There are several ex/en/claves in the hills surrounding the Ferghana Valley, in Kyrgyzstan, Tajikistan, and Uzbekistan, of each other. Barak: of Kyrgyzstan, surrounded by Uzbekistan.
Chon-Qora: of Uzbekistan, surrounded by Kyrgyzstan.
Jani-Ayil: of Uzbekistan, surrounded by Kyrgyzstan. Qayraghoch: of Tajikistan, surrounded by Kyrgyzstan. Sarvan: of Tajikistan, surrounded by Uzbekistan. Shohimardon: of Uzbekistan, surrounded by Kyrgyzstan. So‘x: of Uzbekistan, surrounded by Kyrgyzstan. Vorukh: of Tajikistan, surrounded by Kyrgyzstan.
Naxçıvan is an autonomous republic of Azerbaijan that is detached from the rest of the country (Armenia gets in between), but does have a short border with Turkey.
There are several Mississippi enclaves on the West side of Miss River in Arkansas, and Vice Versa. Just South of Memphis. Maybe all the way down the river into SW Mississippi where it shares a border w/ Louisiana
I checked the territorial waters thing regarding Pt. Roberts, WA, USA. It’s territorial waters are contiguous with the mainland’s territorial waters.
So you can boat back and forth between Pr. Roberts and, say, Bellingham and stay in US waters the whole way. OTOH, for the places in BC along Boundary Bay to boat to, say, Vancouver, BC you have to cross US waters.

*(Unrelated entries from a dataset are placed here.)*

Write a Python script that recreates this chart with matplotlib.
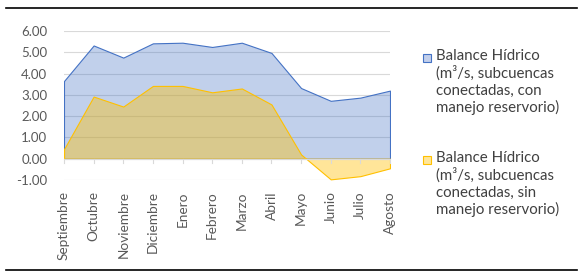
import matplotlib.pyplot as plt
import numpy as np
from matplotlib.lines import Line2D
from matplotlib.patches import Rectangle

months = ['Septiembre', 'Octubre', 'Noviembre', 'Diciembre', 'Enero', 'Febrero',
          'Marzo', 'Abril', 'Mayo', 'Junio', 'Julio', 'Agosto']
con_reservorio = [3.65, 5.32, 4.75, 5.42, 5.45, 5.25, 5.45, 4.97, 3.32, 2.72, 2.87, 3.20]
sin_reservorio = [0.45, 2.92, 2.45, 3.42, 3.42, 3.12, 3.30, 2.55, 0.20, -0.97, -0.82, -0.45]
yticks = [-1, 0, 1, 2, 3, 4, 5, 6]

plt.rcParams['font.family'] = ['Lato', 'DejaVu Sans']

W, H = 583, 277
fig = plt.figure(figsize=(W / 100, H / 100), dpi=100)
ax = fig.add_axes([64 / W, 1 - 180 / H, (390 - 64) / W, (180 - 31) / H])

x = np.arange(len(months))
blue = '#4472C4'
yellow = '#FFC000'

ax.fill_between(x, 0, con_reservorio, facecolor=(0.267, 0.447, 0.769, 0.33),
                edgecolor=blue, linewidth=0.8, zorder=2)
ax.fill_between(x, 0, sin_reservorio, facecolor=(1.0, 0.753, 0.0, 0.4),
                edgecolor=yellow, linewidth=0.8, zorder=3)

for v in yticks:
    if v != 0:
        ax.axhline(v, color='#D9D9D9', linewidth=0.8, zorder=1)
ax.axhline(0, color='#D9D9D9', linewidth=0.9, zorder=4)

ax.set_xlim(0, len(months) - 1)
ax.set_ylim(-1, 6)
ax.set_yticks(yticks)
ax.set_yticklabels([f'{v:.2f}' for v in yticks], color='#595959', fontsize=9.5)
ax.set_xticks(x)
ax.set_xticklabels(months, rotation=90, color='#595959', fontsize=9.8)
ax.tick_params(axis='y', length=0, pad=12)
ax.tick_params(axis='x', length=0, pad=8)
for s in ax.spines.values():
    s.set_visible(False)

# category tick marks on the zero line
for xi in x:
    ax.plot([xi, xi], [0, -0.2], color='#D9D9D9', linewidth=0.8, zorder=4, clip_on=False)

# rules above and below
fig.add_artist(Line2D([6 / W, 577 / W], [1 - 8 / H, 1 - 8 / H], color='black', linewidth=1.2))
fig.add_artist(Line2D([6 / W, 577 / W], [1 - 270 / H, 1 - 270 / H], color='black', linewidth=1.2))

# legend
legend_items = [
    (58, (0.76, 0.81, 0.92), blue,
     'Balance Hídrico\n(m³/s, subcuencas\nconectadas, con\nmanejo reservorio)'),
    (160, (1.0, 0.90, 0.60), yellow,
     'Balance Hídrico\n(m³/s, subcuencas\nconectadas, sin\nmanejo reservorio)'),
]
for ytop, fc, ec, label in legend_items:
    fig.add_artist(Rectangle((423 / W, 1 - (ytop + 4) / H), 8 / W, 8 / H,
                             facecolor=fc, edgecolor=ec, linewidth=0.8))
    fig.text(436 / W, 1 - (ytop - 9) / H, label, fontsize=10.8, color='#404040',
             va='top', ha='left', linespacing=1.22)

fig.savefig('out.png', dpi=100)
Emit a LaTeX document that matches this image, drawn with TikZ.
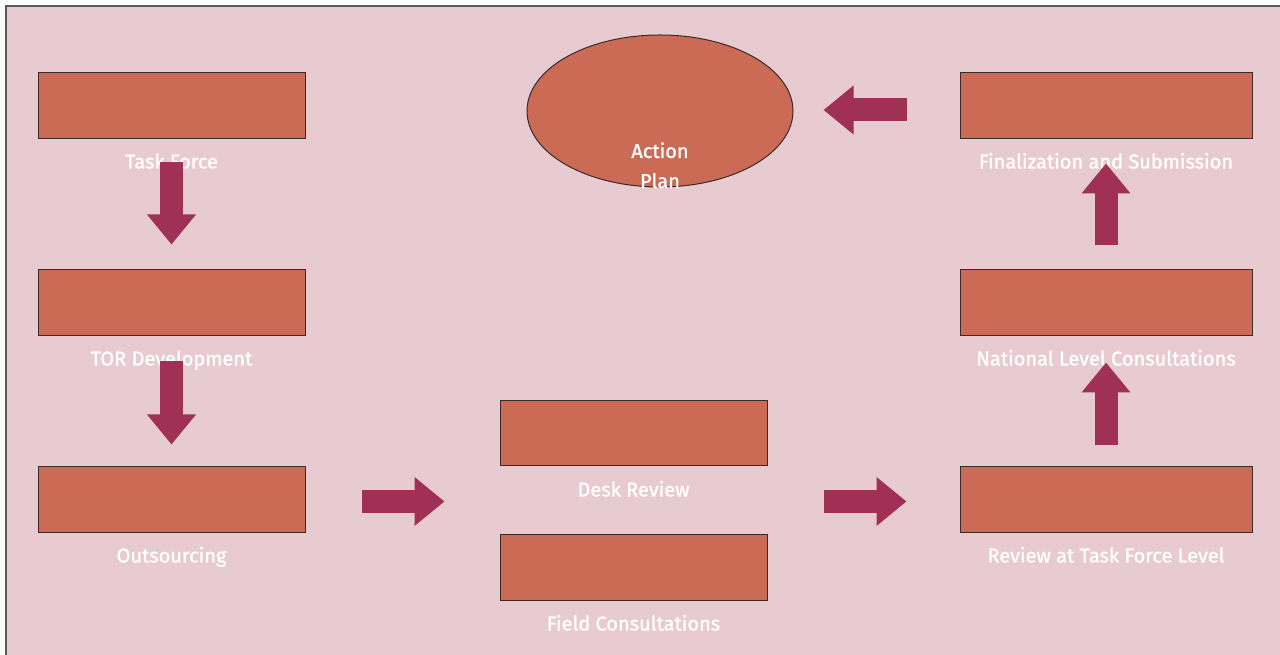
\documentclass[tikz,border=0pt]{standalone}
\usepackage{fontspec}
\setmainfont{Fira Sans}
\newfontfamily\labelfont{Fira Sans}[FakeBold=1.2]
\usetikzlibrary{arrows.meta,calc,shapes.geometric}
\definecolor{bgpink}{HTML}{E8CBD1}
\definecolor{boxfill}{HTML}{CB6B55}
\definecolor{arrowcol}{HTML}{A03056}
\definecolor{edgecol}{HTML}{3A2A2A}
\tikzset{
  stagebox/.style={draw=edgecol, line width=1pt, fill=boxfill, minimum height=66pt, inner sep=0pt},
  leftbox/.style={stagebox, minimum width=267pt},
  rightbox/.style={stagebox, minimum width=292pt},
  stagelabel/.style={text=white, font=\labelfont\fontsize{20}{23}\selectfont, anchor=base, inner sep=0pt},
  barrow/.style={draw=arrowcol, line width=23pt, -{Triangle[length=30pt,width=47pt]}, arrowcol}
}
\begin{document}
\begin{tikzpicture}[x=1pt,y=1pt]
\useasboundingbox (0,0) rectangle (1280,655);
\fill[white] (0,0) rectangle (1280,655);
\fill[bgpink] (6,0) rectangle (1280,649);
\draw[gray!70!black, line width=1.5pt] (6,0) -- (6,649) -- (1280,649);

% boxes
\node[leftbox] (tf) at (171.5,549) {};
\node[leftbox] (tor) at (171.5,352) {};
\node[leftbox] (out) at (171.5,155) {};
\node[leftbox, minimum height=65pt] (desk) at (633.5,221.5) {};
\node[leftbox] (field) at (633.5,87) {};
\node[rightbox] (fin) at (1106,549) {};
\node[rightbox] (nat) at (1106,352) {};
\node[rightbox] (rev) at (1106,155) {};
\node[ellipse, draw=edgecol, line width=1pt, fill=boxfill, minimum width=266pt, minimum height=152pt, inner sep=0pt] (ap) at (660,544) {};

% labels
\node[stagelabel] (tfl) at ([yshift=-29pt]tf.south) {Task Force};
\node[stagelabel] (torl) at ([yshift=-29pt]tor.south) {TOR Development};
\node[stagelabel] (outl) at ([yshift=-29pt]out.south) {Outsourcing};
\node[stagelabel] (deskl) at ([yshift=-30pt]desk.south) {Desk Review};
\node[stagelabel] (fieldl) at ([yshift=-29pt]field.south) {Field Consultations};
\node[stagelabel] (finl) at ([yshift=-29pt]fin.south) {Finalization and Submission};
\node[stagelabel] (natl) at ([yshift=-29pt]nat.south) {National Level Consultations};
\node[stagelabel] (revl) at ([yshift=-29pt]rev.south) {Review at Task Force Level};
\node[stagelabel] (apl1) at (660,497) {Action};
\node[stagelabel] (apl2) at (660,467) {Plan};

% arrows
\draw[barrow] ([yshift=-23pt]tf.south) -- ([yshift=25pt]tor.north);
\draw[barrow] ([yshift=-25pt]tor.south) -- ([yshift=22pt]out.north);
\draw[barrow] ($(out.east)+(56,-1.5)$) -- ($(desk.west|-out.east)+(-55,-1.5)$);
\draw[barrow] ($(desk.east|-out.east)+(56,-1.5)$) -- ($(rev.west)+(-53,-1.5)$);
\draw[barrow] ([yshift=21pt]rev.north) -- ([yshift=-26pt]nat.south);
\draw[barrow] ([yshift=24pt]nat.north) -- ([yshift=-24pt]fin.south);
\draw[barrow] ($(fin.west)+(-53,-4)$) -- ($(ap.east|-fin.west)+(30,-4)$);
\end{tikzpicture}
\end{document}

Checking other places along the US-Canada boundary, I see that on the east coast no similar situations arises, although channels and bridges might limit what size boats could pass from Moose Island, ME to other US territorial waters.
On the Alaska/BC border it’s a really long and careful boat ride from Stewart, BC to to get open seas while staying in Canadian waters. Even longer if starting near there on the US side and staying in US waters.
Narrow passages and canals make it tricky to stay in just one country’s waters in the Great Lakes region. In particular, to boat from Lake Erie to Lake Ontario via US waters requires the “boat” to be a barrel and a less-than-safe trip over Niagara Falls.
(The Arctic Ocean boundary is straightforward and therefore utterly boring.)
It’s also the only part of New York State with a zip code that starts with “0”. (Every other part of NYS has ‘1’ as the leading digit of its zip code.)
I wonder whether the Erie Canal has connections to Lake Ontario, say around Rochester?
And I wonder whether there is a treaty specifically allowing US vessels to transit the Welland Canal without going through Canadian customs? Is the St Lawrence Seaway an international passage in some sense?
Up until 1994 there was Kowloon Walled City, an abandoned Chinese fort in Kowloon City in British Hong Kong. It became a completely lawless settlement - 50,000 people crammed into 300 haphazardly-interconnected buildings on 6.4 acres of land. Criminals, unlicensed doctors, people who just wanted to live outside the law - it was a really interesting situation, and a fascinating place.
Chip Delaney’s Triton features a “lawless zone” for those wishing not to comply even with the colony moon’s libertarian regulations. But it was no haven for criminals, as cops weren’t bound by laws there, either. No due process in the free zone. But you’re free to hang dirty laundry unless someone cuts it down.
A quibble with the thread title: Enclaves and exclaves aren’t so much “geographical” as “border” anomalies. Physical features remain in place; people draw their lines wherever and claim whatever, changing with the latest conquest.
Whichever of Egypt or Sudan claims it, would effectively lose their claim to the Halayib Triangle, because they’d then be using the same border definition as their opponent. So it’s not that Bir Tawil is shitty, it’s that nobody wants to be first to blink.
Other microstate idiots have tried claiming it, but it’s in the Sahara…good luck with that.